One rule is that, generally, you don’t organize on company property. So, in early 2019, workers hosted after-work meetings at their homes in nearby Leavenworth, a Bavarian-themed tourist destination and outdoors hub on the eastern side of the Cascade Range. Johnston says most of the patrol attended at least one of the meetings — free-form discussions in which organizers took questions and listened to concerns, basically saying that “it seems big and scary, but you also have a legal right to organize. Here’s rules you can’t break, or you could get fired.”
Some rules posed problems. Many patrollers regarded their supervisors, former rank-and-file patrollers, as friends. By law, however, they were excluded from the bargaining unit. Moreover, if they learned about the unionization effort, they might feel obliged to tell management, to protect their own jobs. Keeping mum “was all about protecting them,” said Johnston. “It felt weird. I didn’t like it. But it was kind of that necessary evil.” In March 2019, union supporters signed and submitted cards to the National Labor Relations Board to petition for CWA representation, and an election date was set for the following month.
In 2015, when Brianna Hartzell patrolled at Utah’s Park City Resort, Vail brought in the Labor Relations Institute to educate workers about unions as a representation vote approached. LRI is a high-priced “positive employee relations” consulting firm that advises against unionization. Its curriculum convinced Hartzell, then in her first year of patrolling, that a union would impede direct communication between patrollers and supervisors. She voted against unionization. (CWA narrowly won, anyway.)

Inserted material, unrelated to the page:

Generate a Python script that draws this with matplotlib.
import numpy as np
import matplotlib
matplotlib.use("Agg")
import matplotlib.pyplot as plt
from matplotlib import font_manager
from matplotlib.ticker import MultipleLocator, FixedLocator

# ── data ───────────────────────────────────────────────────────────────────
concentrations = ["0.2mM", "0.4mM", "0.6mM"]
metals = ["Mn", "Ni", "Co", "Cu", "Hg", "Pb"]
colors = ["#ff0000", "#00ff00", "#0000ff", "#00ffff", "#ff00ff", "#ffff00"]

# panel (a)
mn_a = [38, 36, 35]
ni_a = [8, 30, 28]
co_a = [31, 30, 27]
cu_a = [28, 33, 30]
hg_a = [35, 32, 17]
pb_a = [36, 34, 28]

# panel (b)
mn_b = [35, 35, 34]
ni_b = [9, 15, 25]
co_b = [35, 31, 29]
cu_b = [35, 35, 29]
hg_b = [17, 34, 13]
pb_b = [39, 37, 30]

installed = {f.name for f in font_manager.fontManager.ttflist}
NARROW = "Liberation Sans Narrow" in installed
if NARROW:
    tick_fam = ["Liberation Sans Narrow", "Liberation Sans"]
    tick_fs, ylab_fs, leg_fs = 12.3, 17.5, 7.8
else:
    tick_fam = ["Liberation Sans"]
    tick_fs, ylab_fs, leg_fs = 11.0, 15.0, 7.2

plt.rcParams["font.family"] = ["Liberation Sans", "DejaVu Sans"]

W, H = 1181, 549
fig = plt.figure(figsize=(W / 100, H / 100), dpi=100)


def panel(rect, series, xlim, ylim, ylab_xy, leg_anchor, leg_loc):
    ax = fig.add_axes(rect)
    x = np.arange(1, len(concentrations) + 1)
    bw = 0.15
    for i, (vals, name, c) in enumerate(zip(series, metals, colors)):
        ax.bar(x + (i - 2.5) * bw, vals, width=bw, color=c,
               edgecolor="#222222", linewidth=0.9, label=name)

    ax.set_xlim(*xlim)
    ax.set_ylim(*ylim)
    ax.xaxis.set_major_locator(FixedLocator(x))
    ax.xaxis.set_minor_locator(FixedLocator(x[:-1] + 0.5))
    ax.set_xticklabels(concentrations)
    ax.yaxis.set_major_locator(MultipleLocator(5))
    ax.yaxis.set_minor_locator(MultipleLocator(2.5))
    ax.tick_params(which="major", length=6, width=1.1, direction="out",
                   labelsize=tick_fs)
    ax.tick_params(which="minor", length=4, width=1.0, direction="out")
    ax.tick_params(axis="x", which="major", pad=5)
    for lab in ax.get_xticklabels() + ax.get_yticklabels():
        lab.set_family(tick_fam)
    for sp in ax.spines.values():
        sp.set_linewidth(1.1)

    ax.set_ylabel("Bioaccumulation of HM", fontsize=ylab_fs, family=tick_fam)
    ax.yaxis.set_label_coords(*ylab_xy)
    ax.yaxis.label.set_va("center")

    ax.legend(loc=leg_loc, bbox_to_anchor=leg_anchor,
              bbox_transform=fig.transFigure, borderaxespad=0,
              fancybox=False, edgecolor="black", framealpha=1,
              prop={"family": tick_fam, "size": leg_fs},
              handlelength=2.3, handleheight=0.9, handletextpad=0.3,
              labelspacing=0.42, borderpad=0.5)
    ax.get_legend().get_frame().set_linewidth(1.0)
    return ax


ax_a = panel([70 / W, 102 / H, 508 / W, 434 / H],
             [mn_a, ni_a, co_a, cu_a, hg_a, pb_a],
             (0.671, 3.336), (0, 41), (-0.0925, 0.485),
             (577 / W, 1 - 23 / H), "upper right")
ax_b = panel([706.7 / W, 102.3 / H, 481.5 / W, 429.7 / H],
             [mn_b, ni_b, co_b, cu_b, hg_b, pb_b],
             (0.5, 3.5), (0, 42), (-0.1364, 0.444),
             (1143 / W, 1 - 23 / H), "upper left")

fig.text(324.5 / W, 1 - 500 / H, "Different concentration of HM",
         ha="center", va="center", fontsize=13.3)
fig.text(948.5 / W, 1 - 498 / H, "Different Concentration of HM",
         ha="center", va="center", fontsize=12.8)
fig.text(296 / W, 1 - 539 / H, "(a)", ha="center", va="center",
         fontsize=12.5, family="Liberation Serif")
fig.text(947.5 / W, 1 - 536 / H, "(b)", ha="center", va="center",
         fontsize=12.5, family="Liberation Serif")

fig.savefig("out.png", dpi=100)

Years later, when Vail brought LRI to Stevens prior to the union vote, Hartzell, now working at the Washington resort, saw things differently. She had come to believe that, even with amicable employee-manager relations, it’s “an illusion that employees on the ground can actually go and give constructive criticism to resort management.” By now, Hartzell, like other rank-and-file patrollers, had already been educated on the union’s terms. But some supervisors, excluded from the organizing process, had a different view. As the patrol director, with an LRI consultant present, delivered a slideshow-based curriculum about unions during occasionally testy mandatory morning meetings, tensions simmered between anti-union and pro-union factions within the patrol. In April, 2019, the National Labor Relations Board held a secret ballot: The CWA union was approved by a 27 to 18 vote.

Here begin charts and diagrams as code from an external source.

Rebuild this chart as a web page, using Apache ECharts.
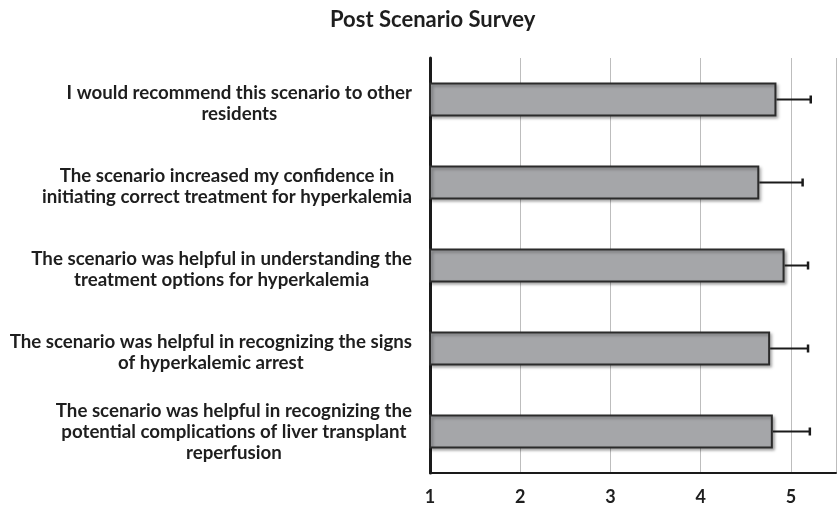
<!DOCTYPE html>
<html>
<head>
<meta charset="utf-8">
<script src="https://cdn.jsdelivr.net/npm/echarts@6/dist/echarts.min.js"></script>
<style>
  html, body { margin: 0; padding: 0; background: #fff; }
  #chart { width: 839px; height: 511px; }
</style>
</head>
<body>
<div id="chart"></div>
<script>
  // survey statements (top to bottom)
  const questions = [
    'I would recommend this scenario to other\nresidents',
    'The scenario increased my confidence in\ninitiating correct treatment for hyperkalemia',
    'The scenario was helpful in understanding the\ntreatment options for hyperkalemia',
    'The scenario was helpful in recognizing the signs\nof hyperkalemic arrest',
    'The scenario was helpful in recognizing the\npotential complications of liver transplant\nreperfusion'
  ];
  // mean score and error (upper bar only)
  const means = [4.84, 4.65, 4.93, 4.77, 4.80];
  const errors = [0.38, 0.48, 0.26, 0.42, 0.41];
  const tickValues = [1, 2, 3, 4, 5];

  const chart = echarts.init(document.getElementById('chart'));
  const font = 'Lato, "Open Sans", sans-serif';

  // two-line labels sit a little lower than the bar centre
  const yData = questions.map(q => ({
    value: q,
    textStyle: { padding: q.split('\n').length === 2 ? [8, 0, 0, 0] : 0 }
  }));

  const option = {
    animation: false,
    title: {
      text: 'Post Scenario Survey',
      left: 325,
      top: 4,
      textStyle: { fontFamily: font, fontWeight: 'bold', fontSize: 22, color: '#1e1e1e' }
    },
    grid: { left: 430, top: 58, width: 411, height: 415 },
    xAxis: {
      type: 'value',
      min: 1,
      max: 5.5,
      interval: 1,
      axisLine: { show: true, lineStyle: { color: '#1a1a1a', width: 2 } },
      axisTick: { show: false },
      splitLine: { show: true, lineStyle: { color: '#bdbdbd', width: 1 } },
      axisLabel: {
        margin: 15,
        fontFamily: font,
        fontWeight: 'bold',
        fontSize: 18,
        color: '#1e1e1e',
        formatter: v => (tickValues.indexOf(v) >= 0 ? String(v) : '')
      }
    },
    yAxis: {
      type: 'category',
      inverse: true,
      data: yData,
      axisLine: { show: true, lineStyle: { color: '#1a1a1a', width: 3 } },
      axisTick: { show: false },
      axisLabel: {
        margin: 18,
        align: 'right',
        formatter: v => v.split('\n').map(s => '{c|' + s + '}').join('\n'),
        rich: {
          c: {
            align: 'center',
            fontFamily: font,
            fontWeight: 'bold',
            fontSize: 18.7,
            lineHeight: 21,
            color: '#1e1e1e'
          }
        }
      }
    },
    series: [
      {
        type: 'bar',
        data: means,
        barWidth: 34,
        itemStyle: {
          color: '#a5a6a9',
          borderColor: '#2b2b2b',
          borderWidth: 2,
          shadowColor: 'rgba(0,0,0,0.3)',
          shadowBlur: 3,
          shadowOffsetX: 2,
          shadowOffsetY: 2
        },
        z: 2
      },
      {
        type: 'custom',
        data: means.map((m, i) => [i, m, m + errors[i]]),
        renderItem: (params, api) => {
          const i = api.value(0);
          const start = api.coord([api.value(1), i]);
          const end = api.coord([api.value(2), i]);
          const cap = 4;
          return {
            type: 'group',
            children: [
              {
                type: 'line',
                shape: { x1: start[0], y1: start[1], x2: end[0], y2: end[1] },
                style: { stroke: '#1a1a1a', lineWidth: 2 }
              },
              {
                type: 'line',
                shape: { x1: end[0], y1: end[1] - cap, x2: end[0], y2: end[1] + cap },
                style: { stroke: '#1a1a1a', lineWidth: 2.5 }
              }
            ]
          };
        },
        z: 3
      }
    ]
  };

  chart.setOption(option);
</script>
</body>
</html>
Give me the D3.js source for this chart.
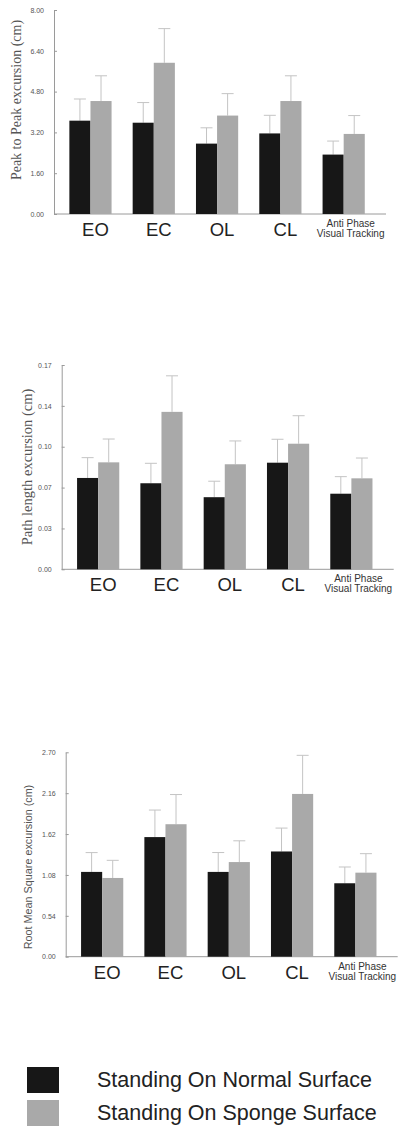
<!DOCTYPE html>
<html>
<head>
<meta charset="utf-8">
<script src="https://cdn.jsdelivr.net/npm/d3@7"></script>
<style>
  html, body { margin: 0; padding: 0; background: #fff; }
  svg { display: block; }
</style>
</head>
<body>
<svg id="chart" width="398" height="1127"></svg>
<script>
// Conditions (shared by all three panels)
const categories = ["EO", "EC", "OL", "CL", "Anti Phase|Visual Tracking"];
const seriesNames = ["Standing On Normal Surface", "Standing On Sponge Surface"];

// Peak to peak excursion (cm): means and SD
const peakNormal   = [3.66, 3.58, 2.76, 3.16, 2.33];
const peakNormalSD = [0.85, 0.79, 0.62, 0.71, 0.53];
const peakSponge   = [4.43, 5.93, 3.86, 4.43, 3.14];
const peakSpongeSD = [0.99, 1.34, 0.86, 0.99, 0.72];
const peakTicks    = [0, 1.6, 3.2, 4.8, 6.4, 8.0];

// Path length excursion (cm)
const pathNormal   = [0.076, 0.0716, 0.060, 0.0887, 0.0629];
const pathNormalSD = [0.0169, 0.0166, 0.0133, 0.0195, 0.0142];
const pathSponge   = [0.089, 0.131, 0.0874, 0.1045, 0.0757];
const pathSpongeSD = [0.0194, 0.030, 0.0194, 0.0233, 0.0169];
const pathTicks    = [0, 0.034, 0.068, 0.102, 0.136, 0.17];

// Root mean square excursion (cm)
const rmsNormal    = [1.12, 1.58, 1.12, 1.39, 0.97];
const rmsNormalSD  = [0.255, 0.357, 0.256, 0.309, 0.215];
const rmsSponge    = [1.04, 1.75, 1.25, 2.15, 1.11];
const rmsSpongeSD  = [0.233, 0.392, 0.281, 0.51, 0.251];
const rmsTicks     = [0, 0.54, 1.08, 1.62, 2.16, 2.70];

const colors = ["#171717", "#a9a9a9"];

const svg = d3.select("#chart");
svg.append("rect").attr("width", 398).attr("height", 1127).attr("fill", "#fff");

const panels = [
  { left: 54, top: 10, bottom: 214,
    label: "Peak to Peak excursion (cm)", labelFont: "'Liberation Serif', 'Times New Roman', serif",
    labelSize: 14, labelX: 18, labelY: 100,
    normal: peakNormal, normalSD: peakNormalSD, sponge: peakSponge, spongeSD: peakSpongeSD,
    ticks: peakTicks },
  { left: 61.7, top: 365, bottom: 569.3,
    label: "Path length excursion (cm)", labelFont: "'Liberation Serif', 'Times New Roman', serif",
    labelSize: 14.5, labelX: 29, labelY: 467,
    normal: pathNormal, normalSD: pathNormalSD, sponge: pathSponge, spongeSD: pathSpongeSD,
    ticks: pathTicks },
  { left: 65.7, top: 752.3, bottom: 956.7,
    label: "Root Mean Square excursion (cm)", labelFont: "'Liberation Sans', Arial, sans-serif",
    labelSize: 10.8, labelX: 29, labelY: 867,
    normal: rmsNormal, normalSD: rmsNormalSD, sponge: rmsSponge, spongeSD: rmsSpongeSD,
    ticks: rmsTicks }
];

const axisWidth = 332;

panels.forEach(p => {
  const g = svg.append("g");

  const x = d3.scaleBand()
    .domain(categories)
    .range([p.left, p.left + axisWidth])
    .paddingInner(1 / 3)
    .paddingOuter(0.289)
    .align(0.42);

  const xs = d3.scaleBand()
    .domain([0, 1])
    .range([0, x.bandwidth()]);

  const y = d3.scaleLinear()
    .domain([0, d3.max(p.ticks)])
    .range([p.bottom, p.top]);

  // y axis
  const yAxis = d3.axisLeft(y)
    .tickValues(p.ticks)
    .tickFormat(d3.format(".2f"))
    .tickSizeInner(-3)
    .tickSizeOuter(0)
    .tickPadding(10);
  const ya = g.append("g")
    .attr("transform", `translate(${p.left},0)`)
    .call(yAxis);
  ya.select(".domain").attr("stroke", "#9a9a9a");
  ya.selectAll(".tick line").attr("stroke", "#9a9a9a");
  ya.selectAll(".tick text")
    .attr("fill", "#555")
    .attr("font-family", "'Liberation Sans', Arial, sans-serif")
    .attr("font-size", 7);

  // baseline
  g.append("line")
    .attr("x1", p.left).attr("x2", p.left + axisWidth)
    .attr("y1", y(0)).attr("y2", y(0))
    .attr("stroke", "#9a9a9a").attr("stroke-width", 1);

  const rows = categories.map((c, i) => ({
    cat: c,
    vals: [
      { s: 0, v: p.normal[i], e: p.normalSD[i] },
      { s: 1, v: p.sponge[i], e: p.spongeSD[i] }
    ]
  }));

  const grp = g.selectAll(".grp").data(rows).join("g")
    .attr("class", "grp")
    .attr("transform", d => `translate(${x(d.cat)},0)`);

  // error bars (drawn first so bars sit on top)
  const err = grp.selectAll(".err").data(d => d.vals).join("g").attr("class", "err");
  err.append("line")
    .attr("x1", d => xs(d.s) + xs.bandwidth() / 2)
    .attr("x2", d => xs(d.s) + xs.bandwidth() / 2)
    .attr("y1", d => y(d.v))
    .attr("y2", d => y(d.v + d.e))
    .attr("stroke", "#c4c4c4").attr("stroke-width", 1);
  err.append("line")
    .attr("x1", d => xs(d.s) + xs.bandwidth() / 2 - 6)
    .attr("x2", d => xs(d.s) + xs.bandwidth() / 2 + 6)
    .attr("y1", d => y(d.v + d.e))
    .attr("y2", d => y(d.v + d.e))
    .attr("stroke", "#c4c4c4").attr("stroke-width", 1);

  grp.selectAll(".bar").data(d => d.vals).join("rect")
    .attr("class", "bar")
    .attr("x", d => xs(d.s))
    .attr("width", xs.bandwidth())
    .attr("y", d => y(d.v))
    .attr("height", d => y(0) - y(d.v))
    .attr("fill", d => colors[d.s]);

  // category labels
  categories.forEach(c => {
    const cx = x(c) + x.bandwidth() / 2 + 5;
    const parts = c.split("|");
    if (parts.length === 1) {
      g.append("text")
        .attr("x", cx).attr("y", y(0) + 22)
        .attr("text-anchor", "middle")
        .attr("font-family", "'Liberation Sans', Arial, sans-serif")
        .attr("font-size", 18.5)
        .attr("fill", "#222")
        .text(c);
    } else {
      parts.forEach((t, k) => {
        g.append("text")
          .attr("x", cx + 2).attr("y", y(0) + 13 + k * 10)
          .attr("text-anchor", "middle")
          .attr("font-family", "'Liberation Sans', Arial, sans-serif")
          .attr("font-size", 10)
          .attr("fill", "#333")
          .text(t);
      });
    }
  });

  // y axis title
  g.append("text")
    .attr("transform", `translate(${p.labelX},${p.labelY}) rotate(-90)`)
    .attr("text-anchor", "middle")
    .attr("dominant-baseline", "middle")
    .attr("font-family", p.labelFont)
    .attr("font-size", p.labelSize)
    .attr("fill", "#555")
    .text(p.label);
});

// legend
const legend = svg.append("g");
seriesNames.forEach((name, i) => {
  const y0 = 1067 + i * 33;
  legend.append("rect")
    .attr("x", 27).attr("y", y0)
    .attr("width", 32).attr("height", 26)
    .attr("fill", colors[i]);
  legend.append("text")
    .attr("x", 97).attr("y", y0 + 20)
    .attr("font-family", "'Liberation Sans', Arial, sans-serif")
    .attr("font-size", 21.5)
    .attr("fill", "#222")
    .text(name);
});
</script>
</body>
</html>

The year since then has not always been smooth. Before everyone scattered into the offseason in 2019, Hartzell was named unit president. At times, amid the early friction of the 2019-2020 season, Hartzell said management treated her and other union figures unfairly. There was a “target” on her back, she said, and she was among those named in unfair labor practice charges the union filed, but ultimately retracted. (High Country News reviewed the labor complaints, which alleged arbitrary discipline and discrimination.) The heat “dissipated,” Hartzell said, as momentum built on the collective bargaining process, and as it became clear how much patrollers’ and Vail’s interests aligned.

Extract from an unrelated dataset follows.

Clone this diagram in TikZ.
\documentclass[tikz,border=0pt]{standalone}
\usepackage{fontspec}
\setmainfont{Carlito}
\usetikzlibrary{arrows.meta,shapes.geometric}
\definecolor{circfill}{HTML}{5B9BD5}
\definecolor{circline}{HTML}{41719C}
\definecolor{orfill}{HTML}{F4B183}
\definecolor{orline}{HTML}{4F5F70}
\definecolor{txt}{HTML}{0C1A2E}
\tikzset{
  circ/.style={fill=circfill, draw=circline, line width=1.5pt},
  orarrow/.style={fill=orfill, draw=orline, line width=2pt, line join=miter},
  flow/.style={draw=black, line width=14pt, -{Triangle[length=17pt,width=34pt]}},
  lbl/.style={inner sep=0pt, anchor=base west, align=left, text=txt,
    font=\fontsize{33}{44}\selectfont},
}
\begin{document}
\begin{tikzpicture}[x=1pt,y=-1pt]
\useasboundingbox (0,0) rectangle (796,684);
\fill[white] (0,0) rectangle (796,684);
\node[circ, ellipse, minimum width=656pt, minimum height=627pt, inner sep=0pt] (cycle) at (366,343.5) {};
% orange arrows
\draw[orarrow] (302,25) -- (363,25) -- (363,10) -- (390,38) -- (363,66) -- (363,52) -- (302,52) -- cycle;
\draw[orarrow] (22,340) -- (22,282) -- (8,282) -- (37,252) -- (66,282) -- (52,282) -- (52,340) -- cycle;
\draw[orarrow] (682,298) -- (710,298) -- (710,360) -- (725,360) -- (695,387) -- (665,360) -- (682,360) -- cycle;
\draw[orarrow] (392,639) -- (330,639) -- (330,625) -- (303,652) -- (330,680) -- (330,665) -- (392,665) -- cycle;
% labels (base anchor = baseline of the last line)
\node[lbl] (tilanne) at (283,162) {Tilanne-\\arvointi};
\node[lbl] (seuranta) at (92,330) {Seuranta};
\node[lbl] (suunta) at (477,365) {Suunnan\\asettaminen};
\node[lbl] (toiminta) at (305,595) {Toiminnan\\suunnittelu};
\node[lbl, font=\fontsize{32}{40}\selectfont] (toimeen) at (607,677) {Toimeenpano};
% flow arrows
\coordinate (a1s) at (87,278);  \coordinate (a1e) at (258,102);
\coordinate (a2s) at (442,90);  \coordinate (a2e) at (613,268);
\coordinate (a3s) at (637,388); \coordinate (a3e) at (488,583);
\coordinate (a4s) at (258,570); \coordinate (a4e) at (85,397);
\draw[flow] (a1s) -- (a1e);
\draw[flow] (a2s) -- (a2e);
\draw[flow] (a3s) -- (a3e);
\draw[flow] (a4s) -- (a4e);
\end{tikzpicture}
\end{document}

Then the coronavirus hit. In a flash, in March, it stalled negotiations on a first contract and shuttered the industry. Millions of workers, thousands of ski patrollers among them, lost their jobs. While Hartzell believes that Vail, given the circumstances, generally did right by its employees, the crisis drove home how little power individual workers have. And it may well be a catalyst. Other ski industry union drives are “out there — we know about them,” said Hartzell. “The tide’s turning. Which is exciting as, like, this little worker bee, hearing about other worker bees getting organized.”